* Chinese banks increase over-the-counter gold trade at home
* No timeframe on giving out more gold import licences -PBOC
* Shanghai exchange also looking at OTC, Friday night trades (Adds quotes on ETFs, Shanghai Gold Exchange plans, gold price)
By Rujun Shen and Polly Yam
HONG KONG, Nov 12 (Reuters) - China, set to surpass India as the world’s top gold consumer this year, is keen to further open up its domestic market for the precious metal to the international community, with Shanghai looking at gold exchange-traded funds as the market matures.
Hoping to tap resilient Chinese demand for bullion as gold prices head for their twelfth straight year of gains, the Shanghai Gold Exchange (SGE) also said it would launch an interbank market early next month.
“As the domestic market matures and opens up, the exchange will launch over-the-counter trading, gold ETFs, Friday night trading and improve the leasing market,” SGE Chairman and President Wang Zhe told a precious metals industry conference in Hong Kong on Monday.
The gold ETFs will be traded on the Shanghai and Shenzhen stock exchanges, said Zheng Zhiguang, general manager at Industrial and Commercial Bank of China Ltd.
“There is no doubt that gold ETF products will be launched in China. It’s entered a study phase on regulation and operation,” Zheng said on the sidelines of the event.
“It will begin as a domestic market, but with future development it can become a global market,” he said, adding some of the gold investment products that the bank offers would be linked to ETFs in the future.
But immediate focus is on the launch of an interbank market that will start with spot contracts and gradually offer forward contracts.
All banks trading on the China Foreign Exchange Trading System and National International Funding Centre will eventually be able to trade in the market, including foreign banks, Wang said.
“In the beginning it will pilot with Chinese banks and eventually be open to all,” Wang told Reuters.
Currently near three-week highs above $1,730 an ounce, spot gold has gained nearly 11 percent this year, its safe-haven appeal boosted by a shaky global economy.
China’s gold market is expanding because of strong domestic demand for the metal, said Xie Duo, g eneral director of the financial market department of the P e ople’s Bank of China.
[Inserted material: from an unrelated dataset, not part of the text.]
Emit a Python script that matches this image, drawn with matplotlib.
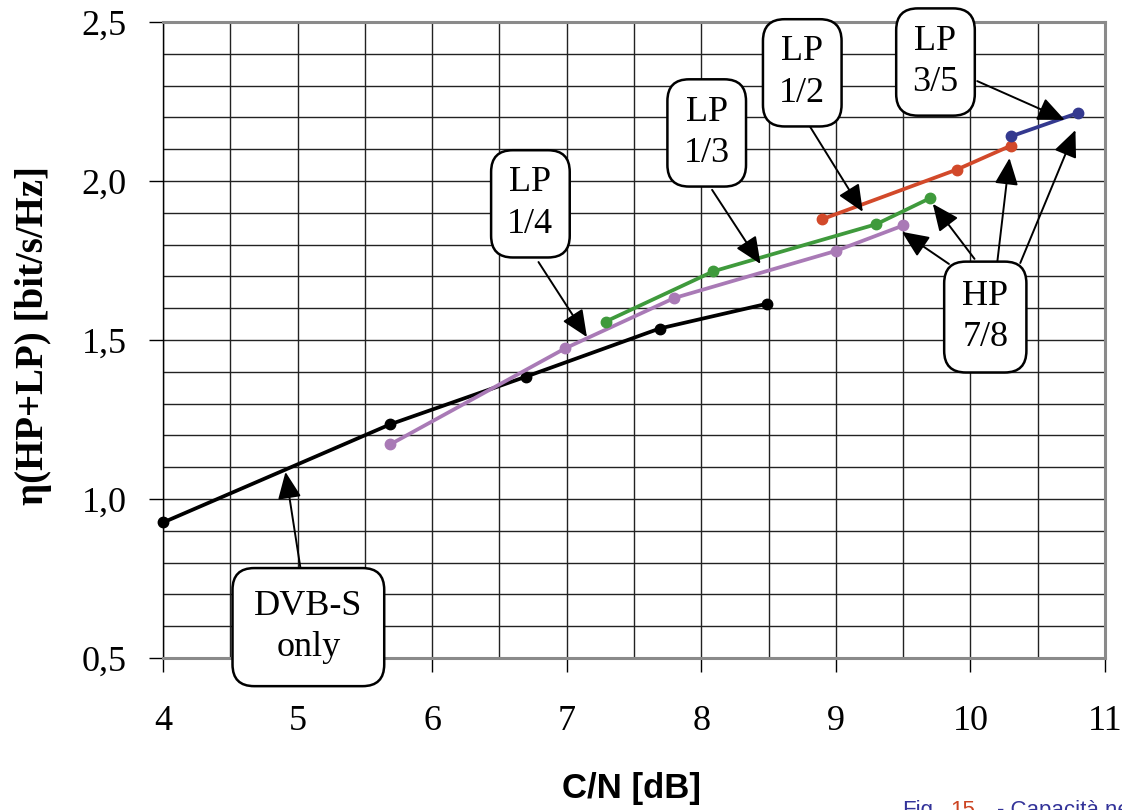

The central bank’s policy is to encourage residents to hold physical gold, he said, but declined to comment on the PBOC’s own gold buying activity.
“Later on, we will further open up the market and quicken the steps to integrate into the international market,” said Xie, without providing details.
“We should actively create conditions for the gold market to become integrated with the international gold market.”
But Xie said the central bank has not set a timeline for issuing more gold import licences.
Beijing strictly regulates gold imports and exports and has so far only given licences to nine commercial banks, including Industrial and Commercial Bank of China, Bank of China, Agricultural Bank of China and China Construction Bank.
Still, Chinese banks have been increasing their gold trading on the domestic over-the-counter (OTC) market.
Chinese banks are also allowed to trade gold on the international OTC markets for their own books but not allowed to trade on behalf of their clients, Xie told Reuters.
For now, the central bank has no plan to look into when and how China would allow commercial banks to trade gold through the international OTC markets for their clients, Xie said. “That is not the development direction,” he added.
China has official gold reserves of 1,054.1 tonnes, the world’s sixth-largest, which account for under 2 percent of its total reserves, according to the World Gold Council.